Edward Snowden broke the law. There's little question about that; he accessed classified information and disclosed it to persons unauthorized to receive it. No one, including Snowden, debates this. Of course, this is not a simple black-and-white matter either. Snowden is also a whistleblower who saw and reported illegal activity in the only manner he knew how. If you abhor the NSA's abuses, then you must consider for yourself just how much longer they might have gone on unnoticed if not for Snowden's actions. On the other hand, I am loathe to consider allowing Snowden to create a precedent that might encourage others to leak classified information that damages legitimate intelligence gathering.
Therein lies the rub. I both support what Snowden did, but believe he should be punished. I also believe that the NSA should be reined in, but not shut down. Many of the data gathering programs have legitimate functions but reached too broadly into places they ought not, and either stretched or broke the law in doing so. Snowden should be thanked for having the courage to essentially toss his life away in order to ensure that the NSA's abuses did not go unchecked; but he cannot be permitted to become an inspiration for everyone who has access to classified information (legitimately or not) who has a superficial ax to grind.

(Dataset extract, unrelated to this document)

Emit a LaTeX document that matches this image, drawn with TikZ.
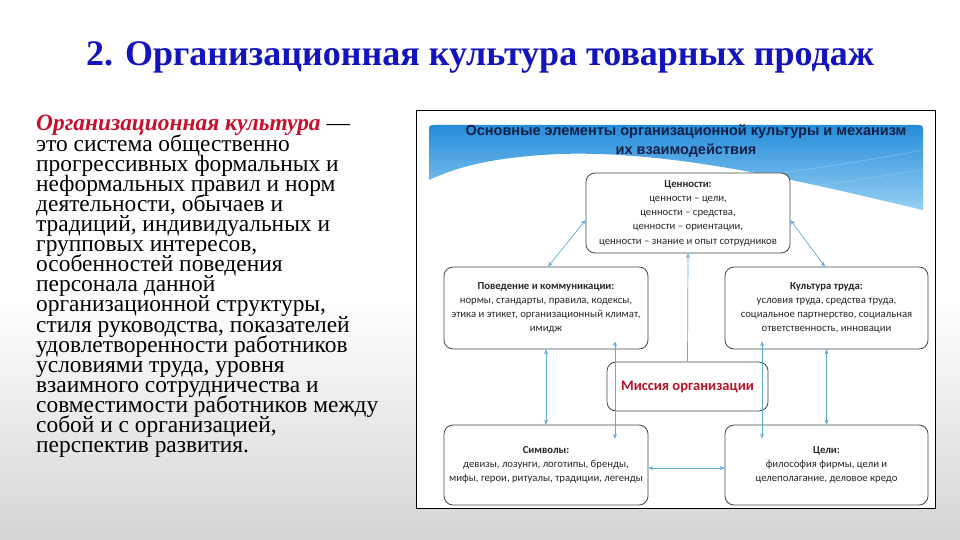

Ideally, we would have total oversight of the intelligence community by appropriate members of Congress, but I'm increasingly convinced that many of them couldn't tell you the NSA's primary function if they had been briefed on the topic 20 minutes prior. And let's face it; they are too busy fighting their partisan battles to get too involved in fixing a broken intelligence agency.
The most shocking thing, then, is the fact that both Presidents Bush AND Obama have BOTH championed and protected these programs. The only conclusion one can logically draw is that they have been effective to a high degree. Snowden's disclosures, then, have likely had an adverse effect to what was likely a very effective program; which of course would sound much worse if the programs hadn't been essentially illegal and morally repugnant to the people they are supposed to serve.